What is the difference between onboarding and activation in B2B SaaS?
Onboarding is the full process of helping a new customer set up the product, learn how to use it, and reach productive use. Activation is a specific milestone within the onboarding process -- the single most important in-product event that signals the customer has experienced core value. The distinction: onboarding is a process (a series of steps over days or weeks); activation is a moment (a specific action completed). A customer can complete onboarding steps (watch the training videos, attend the kickoff call, configure their account) without activating (experiencing the core value of the product). Activation is the goal of onboarding; a well-designed onboarding process has a clear, direct path to the activation event. Companies that track activation rate as a distinct metric from onboarding completion rate often discover that customers who complete all onboarding steps but do not reach the activation event have the same retention as customers who never started onboarding -- the steps without the core value experience do not improve retention.
What is time-to-first-value (TTFV) in B2B SaaS?

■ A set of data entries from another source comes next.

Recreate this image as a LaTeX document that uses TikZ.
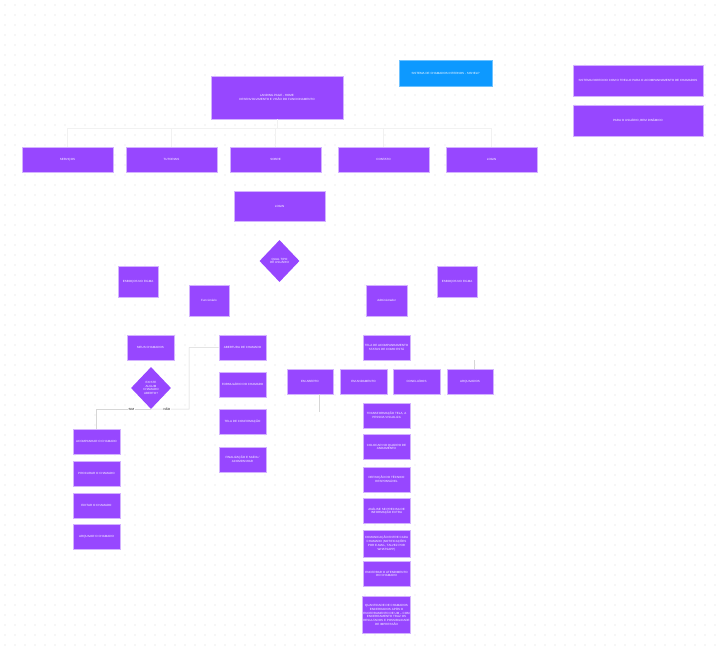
\documentclass[tikz,border=0pt]{standalone}
\usepackage{fontspec}
\setmainfont{Liberation Sans}
\usetikzlibrary{shapes.geometric}
\definecolor{roxo}{HTML}{9747FF}
\definecolor{roxoborda}{HTML}{D3B2FF}
\definecolor{azul}{HTML}{0D99FF}
\definecolor{pontos}{HTML}{DADADA}
\definecolor{linha}{HTML}{D6D6D6}
\begin{document}
\begin{tikzpicture}[x=1pt, y=-1pt,
    caixa/.style={rectangle, fill=roxo, draw=roxoborda, line width=.6pt, text=white, align=center, inner sep=1pt, font=\fontsize{3}{3.8}\selectfont, minimum width=47pt, minimum height=25pt},
    losango/.style={diamond, fill=roxo, text=white, align=center, inner sep=0pt, minimum width=40pt, minimum height=42pt, font=\fontsize{3}{3.8}\selectfont},
    liga/.style={draw=linha, line width=.5pt},
    rot/.style={fill=white, inner sep=.6pt, font=\fontsize{3}{3.8}\selectfont}]
    \useasboundingbox (0,0) rectangle (722,647);
    \fill[white] (0,0) rectangle (722,647);
    \foreach \x in {5,15,...,715} \foreach \y in {5,15,...,645} \fill[pontos] (\x,\y) circle (.6);

    \node[caixa, minimum width=132pt, minimum height=43pt] (landing) at (277,97.5) {LANDING PAGE - HOME\\DESENVOLVIMENTO E VISÃO DO FUNCIONAMENTO};
    \node[caixa, fill=azul, draw=azul!60, minimum width=93pt, minimum height=26pt] (sishelp) at (445.5,73) {SISTEMA DE CHAMADOS INTERNOS - SISHELP};
    \node[caixa, minimum width=130pt, minimum height=31pt] (trello) at (638,80.5) {SISTEMA PARECIDO COM O TRELLO PARA O ACOMPANHAMENTO DE CHAMADOS};
    \node[caixa, minimum width=130pt, minimum height=31pt] (dinamico) at (638,120.5) {PARA O USUÁRIO, BEM DINÂMICO};

    \node[caixa, minimum width=91pt] (servicos) at (67.5,159.5) {SERVIÇOS};
    \node[caixa, minimum width=91pt] (tutoriais) at (171.5,159.5) {TUTORIAIS};
    \node[caixa, minimum width=91pt] (sobre) at (275.5,159.5) {SOBRE};
    \node[caixa, minimum width=91pt] (contato) at (383.5,159.5) {CONTATO};
    \node[caixa, minimum width=91pt] (loginmenu) at (491.5,159.5) {LOGIN};
    \coordinate (barra) at (277,128);
    \draw[liga, draw=linha!35] (landing.south) -- (barra);
    \foreach \n in {servicos,tutoriais,sobre,contato,loginmenu}
        \draw[liga, draw=linha!35] (barra) -| (\n.north);

    \node[caixa, minimum width=91pt, minimum height=30pt] (login) at (279.5,206) {LOGIN};
    \node[losango] (tipo) at (279.5,261) {QUAL TIPO\\DE USUÁRIO};

    \node[caixa, minimum width=40pt, minimum height=31pt] (esbocosf) at (138,281.5) {ESBOÇOS NO FIGMA};
    \node[caixa, minimum width=40pt, minimum height=31pt] (funcionario) at (209,300.5) {Funcionário};
    \node[caixa, minimum width=41pt, minimum height=31pt] (admin) at (386.5,300.5) {Administrador};
    \node[caixa, minimum width=40pt, minimum height=31pt] (esbocosa) at (457,281.5) {ESBOÇOS NO FIGMA};

    \node[caixa] (meus) at (150.5,347.5) {MEUS CHAMADOS};
    \node[losango] (existe) at (151,388) {EXISTE\\ALGUM\\CHAMADO\\ABERTO?};
    \node[caixa] (abertura) at (242.5,347.5) {ABERTURA DE CHAMADO};
    \node[caixa] (formulario) at (242.5,384.5) {FORMULÁRIO DO CHAMADO};
    \node[caixa] (confirmacao) at (242.5,421.5) {TELA DE CONFIRMAÇÃO};
    \node[caixa] (finalizacao) at (242.5,459.5) {FINALIZAÇÃO E SAÍDA /\\ACOMPANHAR};
    \node[caixa] (acompanhar) at (96.5,441.5) {ACOMPANHAR O CHAMADO};
    \node[caixa] (procurar) at (96.5,473.5) {PROCURAR O CHAMADO};
    \node[caixa] (editar) at (96.5,505.5) {EDITAR O CHAMADO};
    \node[caixa] (arquivar) at (96.5,536.5) {ARQUIVAR O CHAMADO};
    \coordinate (nao) at (189,409);
    \draw[liga] (existe.south) -| node[rot, pos=.18] {SIM} (acompanhar.north);
    \draw[liga] (existe.south) -- node[rot, pos=.42] {NÃO} (nao) |- (abertura.west);

    \node[caixa] (telaacomp) at (386.5,347.5) {TELA DE ACOMPANHAMENTO\\STATUS DE COMO ESTÁ};
    \node[caixa, minimum width=46pt] (emaberto) at (310,381.5) {EM ABERTO};
    \node[caixa] (emandamento) at (363.5,381.5) {EM ANDAMENTO};
    \node[caixa] (concluidos) at (416.5,381.5) {CONCLUÍDOS};
    \node[caixa, minimum width=46pt] (arquivados) at (470,381.5) {ARQUIVADOS};
    \coordinate (pontaa) at (319,412);
    \coordinate (pontab) at (474,360);
    \draw[liga] (emaberto.south -| pontaa) -- (pontaa);
    \draw[liga] (arquivados.north -| pontab) -- (pontab);

    \node[caixa] (transformacao) at (386.5,415.5) {TRANSFORMAÇÃO TELA, A\\PESSOA VISUALIZA};
    \node[caixa] (colocar) at (386.5,447) {COLOCAR NO QUADRO DE\\ANDAMENTO};
    \node[caixa] (definicao) at (386.5,479.5) {DEFINIÇÃO DO TÉCNICO\\RESPONSÁVEL};
    \node[caixa] (analise) at (386.5,511) {ANÁLISE SE PRECISA DE\\INFORMAÇÃO EXTRA};
    \node[caixa, minimum height=27pt] (comunicacao) at (386.5,543.5) {COMUNICAÇÃO ENTRE CADA\\CHAMADO (NOTIFICAÇÕES\\POR E-MAIL, TALVEZ POR\\WHATSAPP)};
    \node[caixa] (encerrar) at (386.5,574) {ENCERRAR O ATENDIMENTO\\DO CHAMADO};
    \node[caixa, minimum height=37pt] (quantidade) at (386.5,615) {QUANTIDADE DE CHAMADOS\\ENCERRADOS APÓS O\\ENCERRAMENTO DE UM -- COM\\ENCERRAMENTO TRAZ OS\\RESULTADOS E POSSIBILIDADE\\DE IMPRESSÃO};
\end{tikzpicture}
\end{document}
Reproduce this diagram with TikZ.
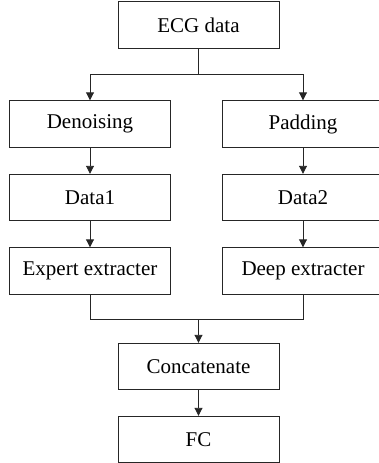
\documentclass[tikz,border=0pt]{standalone}
\usepackage{fontspec}
\setmainfont{Liberation Serif}
\usetikzlibrary{arrows.meta}
\begin{document}
\begin{tikzpicture}[x=1pt,y=-1pt,
  box/.style={draw=black!85,line width=0.9pt,rectangle,minimum width=161pt,minimum height=46.5pt,inner sep=0pt,font=\fontsize{21}{24}\selectfont},
  conn/.style={draw=black!85,line width=0.9pt},
  arr/.style={conn,-{Triangle[length=8pt,width=8pt]}}]
\useasboundingbox (0,0) rectangle (379,463);
\node[box] (ecg) at (198.5,25) {ECG data};
\node[box] (den) at (90,124) {Denoising};
\node[box] (pad) at (303,124) {Padding};
\node[box] (d1) at (90,197.5) {Data1};
\node[box] (d2) at (303,197.5) {Data2};
\node[box] (exp) at (90,271) {Expert extracter};
\node[box] (deep) at (303,271) {Deep extracter};
\node[box] (cat) at (198.5,366.5) {Concatenate};
\node[box] (fc) at (198.5,439.5) {FC};
\coordinate (split) at (198.5,74);
\coordinate (join) at (198.5,319);
\draw[conn] (ecg.south) -- (split);
\draw[arr] (split) -| (den.north);
\draw[arr] (split) -| (pad.north);
\draw[arr] (den) -- (d1);
\draw[arr] (pad) -- (d2);
\draw[arr] (d1) -- (exp);
\draw[arr] (d2) -- (deep);
\draw[conn] (exp.south) |- (join);
\draw[conn] (deep.south) |- (join);
\draw[arr] (join) -- (cat.north);
\draw[arr] (cat) -- (fc);
\end{tikzpicture}
\end{document}
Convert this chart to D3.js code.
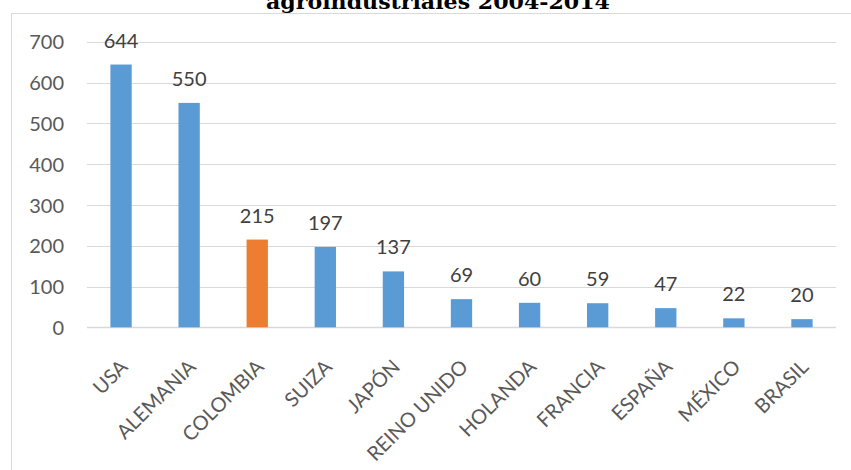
<!DOCTYPE html>
<html>
<head>
<meta charset="utf-8">
<script src="https://cdn.jsdelivr.net/npm/d3@7"></script>
<style>
  html, body { margin: 0; padding: 0; background: #fff; }
  svg { display: block; }
</style>
</head>
<body>
<svg id="chart" width="851" height="470"></svg>
<script>
const categories = ["USA", "ALEMANIA", "COLOMBIA", "SUIZA", "JAPÓN", "REINO UNIDO", "HOLANDA", "FRANCIA", "ESPAÑA", "MÉXICO", "BRASIL"];
const values = [644, 550, 215, 197, 137, 69, 60, 59, 47, 22, 20];
const highlighted = ["COLOMBIA"];
const yTicks = [0, 100, 200, 300, 400, 500, 600, 700];
const titleText = "agroindustriales 2004-2014";

(function () {
const svg = d3.select("#chart");
const plotLeft = 87, plotRight = 836, plotTop = 41.7, plotBottom = 327.3;
const font = "Lato, 'Open Sans', sans-serif";

// chart border (extends past the right and bottom edges)
svg.append("rect")
  .attr("x", 11.5).attr("y", 13.5)
  .attr("width", 900).attr("height", 500)
  .attr("fill", "#fff").attr("stroke", "#d9d9d9").attr("stroke-width", 1);

// title (clipped at top as in the reference)
svg.append("text")
  .attr("x", 438).attr("y", 8.5)
  .attr("text-anchor", "middle")
  .attr("font-family", "'DejaVu Serif', 'Liberation Serif', serif")
  .attr("font-weight", "bold")
  .attr("font-size", 20)
  .attr("textLength", 344)
  .attr("lengthAdjust", "spacingAndGlyphs")
  .attr("fill", "#000")
  .text(titleText);

const x = d3.scaleBand().domain(categories).range([plotLeft, plotRight])
  .paddingInner(0.687).paddingOuter(0.3435);
const y = d3.scaleLinear().domain([0, 700]).range([plotBottom, plotTop]);

// gridlines
svg.append("g").selectAll("line").data(yTicks).join("line")
  .attr("x1", plotLeft).attr("x2", plotRight)
  .attr("y1", d => Math.round(y(d)) + 0.5).attr("y2", d => Math.round(y(d)) + 0.5)
  .attr("stroke", "#d9d9d9").attr("stroke-width", d => d === 0 ? 1.5 : 1);

// y axis labels
const yAxis = d3.axisLeft(y).tickValues(yTicks).tickSize(0).tickPadding(0);
const yg = svg.append("g").attr("transform", "translate(64,0)").call(yAxis);
yg.select(".domain").remove();
yg.selectAll("text")
  .attr("font-family", font).attr("font-size", 20).attr("fill", "#595959")
  .attr("dy", "0.36em");

// bars
svg.append("g").selectAll("rect").data(values).join("rect")
  .attr("x", (d, i) => x(categories[i]))
  .attr("width", x.bandwidth())
  .attr("y", d => y(d))
  .attr("height", d => y(0) - y(d))
  .attr("fill", (d, i) => highlighted.includes(categories[i]) ? "#ED7D31" : "#5B9BD5");

// value labels
svg.append("g").selectAll("text").data(values).join("text")
  .attr("x", (d, i) => x(categories[i]) + x.bandwidth() / 2)
  .attr("y", d => y(d) - 17)
  .attr("text-anchor", "middle")
  .attr("font-family", font).attr("font-size", 20).attr("fill", "#404040")
  .text(d => d);

// x axis labels rotated
const xAxis = d3.axisBottom(x).tickSize(0).tickPadding(0);
const xg = svg.append("g").attr("transform", `translate(0,${plotBottom})`).call(xAxis);
xg.select(".domain").remove();
xg.selectAll(".tick text")
  .attr("font-family", font).attr("font-size", 20).attr("fill", "#595959")
  .attr("text-anchor", "end")
  .attr("x", 0).attr("y", 0).attr("dy", "0.7em")
  .attr("transform", "translate(-2,31) rotate(-45)");
})();
</script>
</body>
</html>
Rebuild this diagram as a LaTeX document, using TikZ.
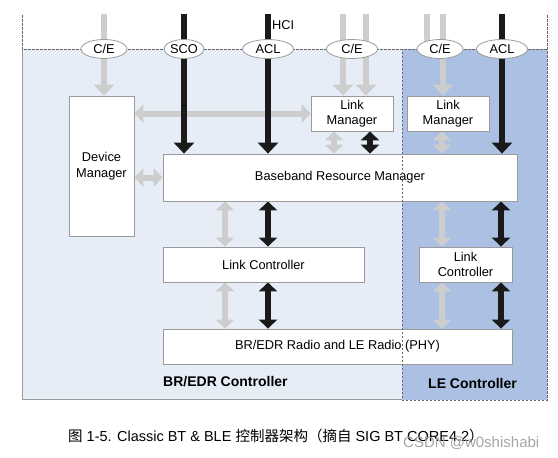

Time-to-first-value (TTFV) in B2B SaaS is the time it takes a new customer to experience the product's core value for the first time -- from the moment of contract signature or account creation to the activation event. TTFV is a customer success and product metric: CS teams are measured on reducing TTFV because faster time-to-value correlates with higher retention and higher NPS; product teams focus on removing friction from the onboarding flow to reduce TTFV. Examples of TTFV by product type: PLG tools (free trial/freemium): target TTFV of minutes to hours (under 10 minutes is ideal for consumer-grade tools; under 1 hour for B2B PLG tools); Inside sales B2B SaaS: target TTFV of 1-7 days from implementation start; Enterprise B2B SaaS: target TTFV of 2-8 weeks from signed contract, depending on implementation complexity. A TTFV of more than 90 days in a B2B SaaS product is a significant churn risk: the customer's enthusiasm has typically faded by then and competing internal priorities have taken over.